=== STATED TASK ===
Quote all of the data that follows exactly as written, skipping the images.

=== GIVEN DATA ===

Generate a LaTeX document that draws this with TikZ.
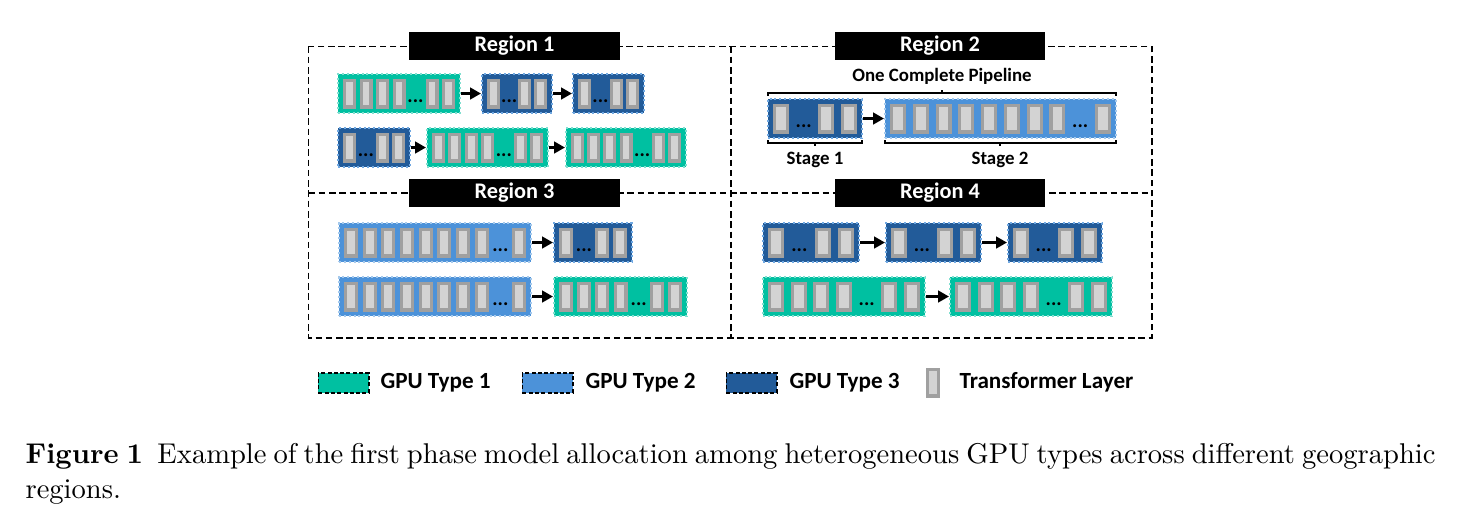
\documentclass[tikz,border=0pt]{standalone}
\usepackage{fontspec}
\newfontfamily\carlito{Carlito}
\usetikzlibrary{fit,arrows.meta}

\definecolor{gpuone}{RGB}{0,192,161}
\definecolor{gputwo}{RGB}{76,146,217}
\definecolor{gputhree}{RGB}{34,91,153}
\definecolor{layeredge}{RGB}{160,160,160}
\definecolor{layerfill}{RGB}{211,211,211}

\tikzstyle{ga}=[shape=rectangle,
                draw=gpuone!50!white,
                fill=gpuone,
                densely dotted,
                line width=0.7pt,
                inner sep=0]
\tikzstyle{gb}=[shape=rectangle,
                draw=gputwo!50!white,
                fill=gputwo,
                densely dotted,
                line width=0.7pt,
                inner sep=0]
\tikzstyle{gc}=[shape=rectangle,
                draw=gputwo!80!white,
                fill=gputhree,
                densely dotted,
                line width=0.7pt,
                inner sep=0]
\tikzstyle{ly}=[shape=rectangle,
                draw=layeredge,
                fill=layerfill,
                solid,
                line width=1.1pt,
                inner sep=0,
                minimum width={\cw*0.35pt-1.1pt},
                minimum height=9.4pt]
\tikzstyle{dt}=[anchor=base,
                inner sep=0,
                font=\carlito\bfseries\fontsize{7}{8}\selectfont]
\tikzstyle{rg}=[draw=black,
                line width=0.65pt,
                dash pattern=on 2.3pt off 1.3pt]
\tikzstyle{tg}=[fill=black,
                text=white,
                inner sep=0,
                minimum width=73.8pt,
                minimum height=9.6pt,
                font=\carlito\bfseries\fontsize{7.8}{9}\selectfont]
\tikzstyle{lb}=[inner sep=0,
                font=\carlito\bfseries\fontsize{6.6}{8}\selectfont]
\tikzstyle{sw}=[draw=black,
                dash pattern=on 1.4pt off 0.8pt,
                line width=0.6pt,
                minimum width=17.6pt,
                minimum height=6.8pt]
\tikzstyle{lg}=[inner sep=0,
                anchor=base west,
                font=\carlito\bfseries\fontsize{8.1}{9}\selectfont]

% one GPU block: name, style, left, right, top, slots (c = layer, d = dots)
\newcommand{\gpu}[6]{%
  \node[#2, fit={(#3,#5) (#4,#5+39)}] (#1) {};
  \foreach \s [count=\k] in {#6} {\xdef\nslots{\k}}
  \pgfmathsetmacro{\pitch}{(#4-#3-10-\cw)/(\nslots-1)}
  \foreach \s [count=\k] in {#6} {
    \pgfmathsetmacro{\cx}{#3+5+\cw/2+(\k-1)*\pitch}
    \if\s c\node[ly] (#1-\k) at (\cx,#5+19.5) {};
    \else\node[dt] (#1-\k) at (\cx,#5+28) {...};\fi
  }
}

\begin{document}
\begin{tikzpicture}[x=0.35pt,y=-0.35pt,>={Triangle[length=3.8pt,width=4pt]}]
\useasboundingbox (0,0) rectangle (1460,526);

% regions
\node[inner sep=0, fit={(309,47) (730,192)}] (r1) {};
\node[inner sep=0, fit={(730,47) (1151,192)}] (r2) {};
\node[inner sep=0, fit={(309,192) (730,337)}] (r3) {};
\node[inner sep=0, fit={(730,192) (1151,337)}] (r4) {};
\draw[rg] (r1.north west) rectangle (r4.south east);
\draw[rg] (r1.south west) -- (r2.south east);
\draw[rg] (r1.north east) -- (r3.south east);

\node[tg] (t1) at (514.5,46) {Region 1};
\node[tg] (t2) at (940,46) {Region 2};
\node[tg] (t3) at (514.5,193) {Region 3};
\node[tg] (t4) at (940,193) {Region 4};

% region 1
\def\cw{13}
\gpu{a1}{ga}{338}{460}{74}{c,c,c,c,d,c,c}
\gpu{a2}{gc}{482}{552}{74}{c,d,c,c}
\gpu{a3}{gc}{573}{644}{74}{c,d,c,c}
\gpu{a4}{gc}{338}{410}{128}{c,d,c,c}
\gpu{a5}{ga}{427}{548}{128}{c,c,c,c,d,c,c}
\gpu{a6}{ga}{566}{686}{128}{c,c,c,c,d,c,c}

% region 2
\def\cw{16}
\gpu{s1}{gc}{768}{862}{99}{c,d,c,c}
\gpu{s2}{gb}{885}{1116}{99}{c,c,c,c,c,c,c,c,d,c}

\draw[line width=0.6pt] (768,96) -- (768,93) -- (1116,93) -- (1116,96) (942,93) -- (942,90);
\draw[line width=0.6pt] (768,140) -- (768,143) -- (862,143) -- (862,140) (815,143) -- (815,146);
\draw[line width=0.6pt] (885,140) -- (885,143) -- (1116,143) -- (1116,140) (1000,143) -- (1000,146);
\node[lb] (pipe) at (942,76) {One Complete Pipeline};
\node[lb] (st1) at (815,160) {Stage 1};
\node[lb] (st2) at (1000,160) {Stage 2};

% region 3
\def\cw{14}
\gpu{c1}{gb}{339}{531}{223}{c,c,c,c,c,c,c,c,d,c}
\gpu{c2}{gc}{554}{632}{223}{c,d,c,c}
\gpu{c3}{gb}{339}{531}{277}{c,c,c,c,c,c,c,c,d,c}
\gpu{c4}{ga}{554}{687}{277}{c,c,c,c,d,c,c}

% region 4
\def\cw{16}
\gpu{d1}{gc}{763}{859}{223}{c,d,c,c}
\gpu{d2}{gc}{886}{981}{223}{c,d,c,c}
\gpu{d3}{gc}{1008}{1102}{223}{c,d,c,c}
\gpu{d4}{ga}{763}{925}{277}{c,c,c,c,d,c,c}
\gpu{d5}{ga}{950}{1112}{277}{c,c,c,c,d,c,c}

% paths
\path[->,line width=1pt] (a1) edge (a2)
          (a2) edge (a3)
          (a4) edge (a5)
          (a5) edge (a6)
          (s1) edge (s2)
          (c1) edge (c2)
          (c3) edge (c4)
          (d1) edge (d2)
          (d2) edge (d3)
          (d4) edge (d5);

% legend
\def\cw{14}
\node[ga, sw] (k1) at (343.5,383) {};
\node[lg] (k1t) at (380,388) {GPU Type 1};
\node[gb, sw] (k2) at (547.5,383) {};
\node[lg] (k2t) at (585,388) {GPU Type 2};
\node[gc, sw] (k3) at (751.5,383) {};
\node[lg] (k3t) at (789,388) {GPU Type 3};
\node[ly] (k4) at (933,382.5) {};
\node[lg] (k4t) at (959,388) {Transformer Layer};

% caption
\node[anchor=north west, inner sep=0, text width=493.5pt, align=justify,
      font=\fontsize{10}{12}\selectfont] (cap) at (25,443)
  {\textbf{Figure 1}\enspace Example of the first phase model allocation among heterogeneous GPU types across different geographic regions.};
\end{tikzpicture}
\end{document}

=== OUTPUT OF THE EXERCISE ===
Generate a LaTeX document that draws this with TikZ.
\documentclass[tikz,border=0pt]{standalone}
\usepackage{fontspec}
\newfontfamily\carlito{Carlito}
\usetikzlibrary{fit,arrows.meta}

\definecolor{gpuone}{RGB}{0,192,161}
\definecolor{gputwo}{RGB}{76,146,217}
\definecolor{gputhree}{RGB}{34,91,153}
\definecolor{layeredge}{RGB}{160,160,160}
\definecolor{layerfill}{RGB}{211,211,211}

\tikzstyle{ga}=[shape=rectangle,
                draw=gpuone!50!white,
                fill=gpuone,
                densely dotted,
                line width=0.7pt,
                inner sep=0]
\tikzstyle{gb}=[shape=rectangle,
                draw=gputwo!50!white,
                fill=gputwo,
                densely dotted,
                line width=0.7pt,
                inner sep=0]
\tikzstyle{gc}=[shape=rectangle,
                draw=gputwo!80!white,
                fill=gputhree,
                densely dotted,
                line width=0.7pt,
                inner sep=0]
\tikzstyle{ly}=[shape=rectangle,
                draw=layeredge,
                fill=layerfill,
                solid,
                line width=1.1pt,
                inner sep=0,
                minimum width={\cw*0.35pt-1.1pt},
                minimum height=9.4pt]
\tikzstyle{dt}=[anchor=base,
                inner sep=0,
                font=\carlito\bfseries\fontsize{7}{8}\selectfont]
\tikzstyle{rg}=[draw=black,
                line width=0.65pt,
                dash pattern=on 2.3pt off 1.3pt]
\tikzstyle{tg}=[fill=black,
                text=white,
                inner sep=0,
                minimum width=73.8pt,
                minimum height=9.6pt,
                font=\carlito\bfseries\fontsize{7.8}{9}\selectfont]
\tikzstyle{lb}=[inner sep=0,
                font=\carlito\bfseries\fontsize{6.6}{8}\selectfont]
\tikzstyle{sw}=[draw=black,
                dash pattern=on 1.4pt off 0.8pt,
                line width=0.6pt,
                minimum width=17.6pt,
                minimum height=6.8pt]
\tikzstyle{lg}=[inner sep=0,
                anchor=base west,
                font=\carlito\bfseries\fontsize{8.1}{9}\selectfont]

% one GPU block: name, style, left, right, top, slots (c = layer, d = dots)
\newcommand{\gpu}[6]{%
  \node[#2, fit={(#3,#5) (#4,#5+39)}] (#1) {};
  \foreach \s [count=\k] in {#6} {\xdef\nslots{\k}}
  \pgfmathsetmacro{\pitch}{(#4-#3-10-\cw)/(\nslots-1)}
  \foreach \s [count=\k] in {#6} {
    \pgfmathsetmacro{\cx}{#3+5+\cw/2+(\k-1)*\pitch}
    \if\s c\node[ly] (#1-\k) at (\cx,#5+19.5) {};
    \else\node[dt] (#1-\k) at (\cx,#5+28) {...};\fi
  }
}

\begin{document}
\begin{tikzpicture}[x=0.35pt,y=-0.35pt,>={Triangle[length=3.8pt,width=4pt]}]
\useasboundingbox (0,0) rectangle (1460,526);

% regions
\node[inner sep=0, fit={(309,47) (730,192)}] (r1) {};
\node[inner sep=0, fit={(730,47) (1151,192)}] (r2) {};
\node[inner sep=0, fit={(309,192) (730,337)}] (r3) {};
\node[inner sep=0, fit={(730,192) (1151,337)}] (r4) {};
\draw[rg] (r1.north west) rectangle (r4.south east);
\draw[rg] (r1.south west) -- (r2.south east);
\draw[rg] (r1.north east) -- (r3.south east);

\node[tg] (t1) at (514.5,46) {Region 1};
\node[tg] (t2) at (940,46) {Region 2};
\node[tg] (t3) at (514.5,193) {Region 3};
\node[tg] (t4) at (940,193) {Region 4};

% region 1
\def\cw{13}
\gpu{a1}{ga}{338}{460}{74}{c,c,c,c,d,c,c}
\gpu{a2}{gc}{482}{552}{74}{c,d,c,c}
\gpu{a3}{gc}{573}{644}{74}{c,d,c,c}
\gpu{a4}{gc}{338}{410}{128}{c,d,c,c}
\gpu{a5}{ga}{427}{548}{128}{c,c,c,c,d,c,c}
\gpu{a6}{ga}{566}{686}{128}{c,c,c,c,d,c,c}

% region 2
\def\cw{16}
\gpu{s1}{gc}{768}{862}{99}{c,d,c,c}
\gpu{s2}{gb}{885}{1116}{99}{c,c,c,c,c,c,c,c,d,c}

\draw[line width=0.6pt] (768,96) -- (768,93) -- (1116,93) -- (1116,96) (942,93) -- (942,90);
\draw[line width=0.6pt] (768,140) -- (768,143) -- (862,143) -- (862,140) (815,143) -- (815,146);
\draw[line width=0.6pt] (885,140) -- (885,143) -- (1116,143) -- (1116,140) (1000,143) -- (1000,146);
\node[lb] (pipe) at (942,76) {One Complete Pipeline};
\node[lb] (st1) at (815,160) {Stage 1};
\node[lb] (st2) at (1000,160) {Stage 2};

% region 3
\def\cw{14}
\gpu{c1}{gb}{339}{531}{223}{c,c,c,c,c,c,c,c,d,c}
\gpu{c2}{gc}{554}{632}{223}{c,d,c,c}
\gpu{c3}{gb}{339}{531}{277}{c,c,c,c,c,c,c,c,d,c}
\gpu{c4}{ga}{554}{687}{277}{c,c,c,c,d,c,c}

% region 4
\def\cw{16}
\gpu{d1}{gc}{763}{859}{223}{c,d,c,c}
\gpu{d2}{gc}{886}{981}{223}{c,d,c,c}
\gpu{d3}{gc}{1008}{1102}{223}{c,d,c,c}
\gpu{d4}{ga}{763}{925}{277}{c,c,c,c,d,c,c}
\gpu{d5}{ga}{950}{1112}{277}{c,c,c,c,d,c,c}

% paths
\path[->,line width=1pt] (a1) edge (a2)
          (a2) edge (a3)
          (a4) edge (a5)
          (a5) edge (a6)
          (s1) edge (s2)
          (c1) edge (c2)
          (c3) edge (c4)
          (d1) edge (d2)
          (d2) edge (d3)
          (d4) edge (d5);

% legend
\def\cw{14}
\node[ga, sw] (k1) at (343.5,383) {};
\node[lg] (k1t) at (380,388) {GPU Type 1};
\node[gb, sw] (k2) at (547.5,383) {};
\node[lg] (k2t) at (585,388) {GPU Type 2};
\node[gc, sw] (k3) at (751.5,383) {};
\node[lg] (k3t) at (789,388) {GPU Type 3};
\node[ly] (k4) at (933,382.5) {};
\node[lg] (k4t) at (959,388) {Transformer Layer};

% caption
\node[anchor=north west, inner sep=0, text width=493.5pt, align=justify,
      font=\fontsize{10}{12}\selectfont] (cap) at (25,443)
  {\textbf{Figure 1}\enspace Example of the first phase model allocation among heterogeneous GPU types across different geographic regions.};
\end{tikzpicture}
\end{document}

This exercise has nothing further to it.